Addis Ababa, February 8, 2023 (FBC) – Service Delivery Innovations in Conflict-Affected Areas project worth of $8 million was launched on Tuesday to help improve maternal and child health services in conflict-ridden areas of Afar, Amhara, and Oromia regions.

To return health centers to their full service capacity, the FDRE Ministry of Health together with UNICEF, UNFPA, and WHO, with the financial assistance of the Gates Foundation Africa, unveiled the ‘Service Delivery Innovations in Conflict-Affected Areas’ project.

The project was launched to coordinate existing and innovative solutions for health service delivery in conflict-affected areas of the three regions.

According to UNFPA Ethiopia, the project contributes to Ethiopia’s recovery efforts to decrease maternal and child mortality and morbidity.

The 8 million USD received from the Gates Foundation Africa will be used to support a total of 12 hospitals, 24 health centers, 48 ​​health posts and 6 mobile health teams in the conflict-affected regions, and it is said to help provide better health services, the Ministry of Health said.

Dr. Paul Mainuka, Head of Maternal Child Health and Nutrition at WHO Ethiopia, “WHO works with the Ethiopian government and partners to ensure that sexual and reproductive health remains an integral part of the package of essential health services in all scenarios: routine services, health emergency response, early recovery and rehabilitation.”

According to Dr.
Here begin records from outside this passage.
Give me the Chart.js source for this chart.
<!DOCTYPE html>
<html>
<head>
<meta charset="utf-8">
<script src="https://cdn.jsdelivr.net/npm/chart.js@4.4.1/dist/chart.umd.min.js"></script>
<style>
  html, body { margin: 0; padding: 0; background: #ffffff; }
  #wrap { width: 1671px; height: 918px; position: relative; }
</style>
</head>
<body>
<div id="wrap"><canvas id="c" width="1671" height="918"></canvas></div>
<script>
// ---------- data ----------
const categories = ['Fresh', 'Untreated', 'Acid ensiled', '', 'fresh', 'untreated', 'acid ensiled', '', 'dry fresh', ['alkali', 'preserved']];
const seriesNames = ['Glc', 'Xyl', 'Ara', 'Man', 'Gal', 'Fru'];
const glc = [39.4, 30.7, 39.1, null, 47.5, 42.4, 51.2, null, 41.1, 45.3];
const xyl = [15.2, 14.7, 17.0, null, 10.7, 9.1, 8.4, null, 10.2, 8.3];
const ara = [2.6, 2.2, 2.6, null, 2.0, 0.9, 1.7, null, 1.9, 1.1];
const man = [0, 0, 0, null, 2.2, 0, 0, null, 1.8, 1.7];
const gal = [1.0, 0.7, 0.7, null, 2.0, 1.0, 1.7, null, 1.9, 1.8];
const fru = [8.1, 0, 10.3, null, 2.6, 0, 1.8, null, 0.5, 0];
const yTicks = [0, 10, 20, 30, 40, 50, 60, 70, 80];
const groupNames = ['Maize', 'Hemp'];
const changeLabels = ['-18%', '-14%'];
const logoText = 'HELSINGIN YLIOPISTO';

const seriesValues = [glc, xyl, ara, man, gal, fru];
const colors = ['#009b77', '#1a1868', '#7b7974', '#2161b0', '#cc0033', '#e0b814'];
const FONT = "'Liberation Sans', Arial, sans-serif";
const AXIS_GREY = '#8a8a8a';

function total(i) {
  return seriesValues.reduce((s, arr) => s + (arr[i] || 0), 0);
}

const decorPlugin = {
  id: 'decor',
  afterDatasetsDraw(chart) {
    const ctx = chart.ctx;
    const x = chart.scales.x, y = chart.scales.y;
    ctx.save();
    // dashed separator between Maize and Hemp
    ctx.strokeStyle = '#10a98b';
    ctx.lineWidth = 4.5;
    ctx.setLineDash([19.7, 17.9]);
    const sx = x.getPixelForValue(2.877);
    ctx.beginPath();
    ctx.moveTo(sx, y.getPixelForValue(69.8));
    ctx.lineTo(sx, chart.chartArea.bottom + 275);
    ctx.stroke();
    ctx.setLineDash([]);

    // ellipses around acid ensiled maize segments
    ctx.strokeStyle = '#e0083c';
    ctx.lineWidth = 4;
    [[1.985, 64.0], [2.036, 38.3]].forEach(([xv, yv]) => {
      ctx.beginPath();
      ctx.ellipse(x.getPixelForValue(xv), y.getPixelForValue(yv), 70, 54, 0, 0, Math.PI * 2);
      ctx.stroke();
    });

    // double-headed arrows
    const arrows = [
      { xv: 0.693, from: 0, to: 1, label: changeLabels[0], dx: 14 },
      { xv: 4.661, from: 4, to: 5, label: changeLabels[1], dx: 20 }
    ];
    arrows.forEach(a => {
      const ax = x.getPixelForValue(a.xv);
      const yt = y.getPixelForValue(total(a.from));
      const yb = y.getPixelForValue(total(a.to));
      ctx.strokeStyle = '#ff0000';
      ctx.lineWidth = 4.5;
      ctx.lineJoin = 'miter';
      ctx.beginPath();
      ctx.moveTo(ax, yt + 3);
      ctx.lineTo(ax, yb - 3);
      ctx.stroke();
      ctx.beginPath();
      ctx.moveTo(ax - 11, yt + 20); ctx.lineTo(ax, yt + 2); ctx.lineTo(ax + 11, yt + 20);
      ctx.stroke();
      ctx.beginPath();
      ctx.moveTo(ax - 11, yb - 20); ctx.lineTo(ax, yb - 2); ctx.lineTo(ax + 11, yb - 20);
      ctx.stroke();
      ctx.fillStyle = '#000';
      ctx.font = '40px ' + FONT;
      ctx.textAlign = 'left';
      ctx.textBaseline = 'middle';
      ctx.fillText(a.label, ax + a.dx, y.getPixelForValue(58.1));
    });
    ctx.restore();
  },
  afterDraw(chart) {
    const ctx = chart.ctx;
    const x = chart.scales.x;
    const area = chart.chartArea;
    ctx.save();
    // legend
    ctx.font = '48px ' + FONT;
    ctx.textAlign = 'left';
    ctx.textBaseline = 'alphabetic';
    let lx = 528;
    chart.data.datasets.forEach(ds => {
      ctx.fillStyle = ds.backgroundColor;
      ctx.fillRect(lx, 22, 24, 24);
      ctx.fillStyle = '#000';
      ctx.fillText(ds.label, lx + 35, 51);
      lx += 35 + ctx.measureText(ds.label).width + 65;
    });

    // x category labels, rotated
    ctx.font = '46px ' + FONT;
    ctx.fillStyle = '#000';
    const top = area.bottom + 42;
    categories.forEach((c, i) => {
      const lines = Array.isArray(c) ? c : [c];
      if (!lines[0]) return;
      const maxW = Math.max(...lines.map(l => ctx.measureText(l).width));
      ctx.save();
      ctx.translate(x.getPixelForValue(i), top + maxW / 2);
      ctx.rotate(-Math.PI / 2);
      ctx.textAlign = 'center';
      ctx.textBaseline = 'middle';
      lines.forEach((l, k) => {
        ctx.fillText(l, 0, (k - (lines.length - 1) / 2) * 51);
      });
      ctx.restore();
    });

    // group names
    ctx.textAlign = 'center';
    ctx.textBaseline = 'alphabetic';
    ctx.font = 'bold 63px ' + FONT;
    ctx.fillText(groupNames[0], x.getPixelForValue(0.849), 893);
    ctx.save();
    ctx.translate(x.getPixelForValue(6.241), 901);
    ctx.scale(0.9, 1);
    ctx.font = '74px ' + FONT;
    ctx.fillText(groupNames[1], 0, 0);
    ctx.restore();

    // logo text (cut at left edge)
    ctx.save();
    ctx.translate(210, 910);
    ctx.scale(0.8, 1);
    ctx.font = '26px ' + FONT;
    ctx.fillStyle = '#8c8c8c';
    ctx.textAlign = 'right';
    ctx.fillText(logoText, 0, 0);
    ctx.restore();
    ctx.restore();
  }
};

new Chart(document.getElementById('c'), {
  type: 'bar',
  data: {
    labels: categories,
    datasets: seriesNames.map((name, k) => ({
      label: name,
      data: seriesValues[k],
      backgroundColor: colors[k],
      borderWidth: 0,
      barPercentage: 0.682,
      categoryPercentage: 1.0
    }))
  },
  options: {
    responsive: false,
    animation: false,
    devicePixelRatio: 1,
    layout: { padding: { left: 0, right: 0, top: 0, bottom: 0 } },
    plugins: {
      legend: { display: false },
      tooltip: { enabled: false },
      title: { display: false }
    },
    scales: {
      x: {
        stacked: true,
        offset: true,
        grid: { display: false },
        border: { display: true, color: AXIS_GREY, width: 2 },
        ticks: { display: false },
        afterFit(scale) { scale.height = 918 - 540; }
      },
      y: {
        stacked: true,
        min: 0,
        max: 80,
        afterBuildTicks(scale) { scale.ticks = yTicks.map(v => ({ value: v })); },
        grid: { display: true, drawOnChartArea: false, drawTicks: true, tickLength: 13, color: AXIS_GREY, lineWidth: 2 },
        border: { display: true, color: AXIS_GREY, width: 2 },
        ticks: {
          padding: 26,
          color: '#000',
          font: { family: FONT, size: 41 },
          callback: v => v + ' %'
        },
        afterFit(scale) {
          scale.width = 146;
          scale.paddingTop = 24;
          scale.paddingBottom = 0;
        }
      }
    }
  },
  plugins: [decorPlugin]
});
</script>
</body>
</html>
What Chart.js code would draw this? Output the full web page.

Paul, the investment will contribute to streamlining coordination across the three UN agencies, allowing for the scaling up of existing and effective innovations.

He said that the project is designed to be implemented for 18 months (from November 2022 to May 2024) in conflict-affected areas.

In her speech at the event, UNFPA Ethiopia representative, Susan Mandong, said that her organization will strengthen health services and support mobile health teams.

UNICEF Ethiopia representative, Mariko Kagoshima, said that the conflict has resulted in human displacement, security issues and infrastructure destruction. She believes that the project will help to solve some of these problems.

The event was attended by the officials of the Ministry of Health, heads of the health offices of conflict-affected regions and partner organizations, as well as a representative of the Gates Foundation Africa.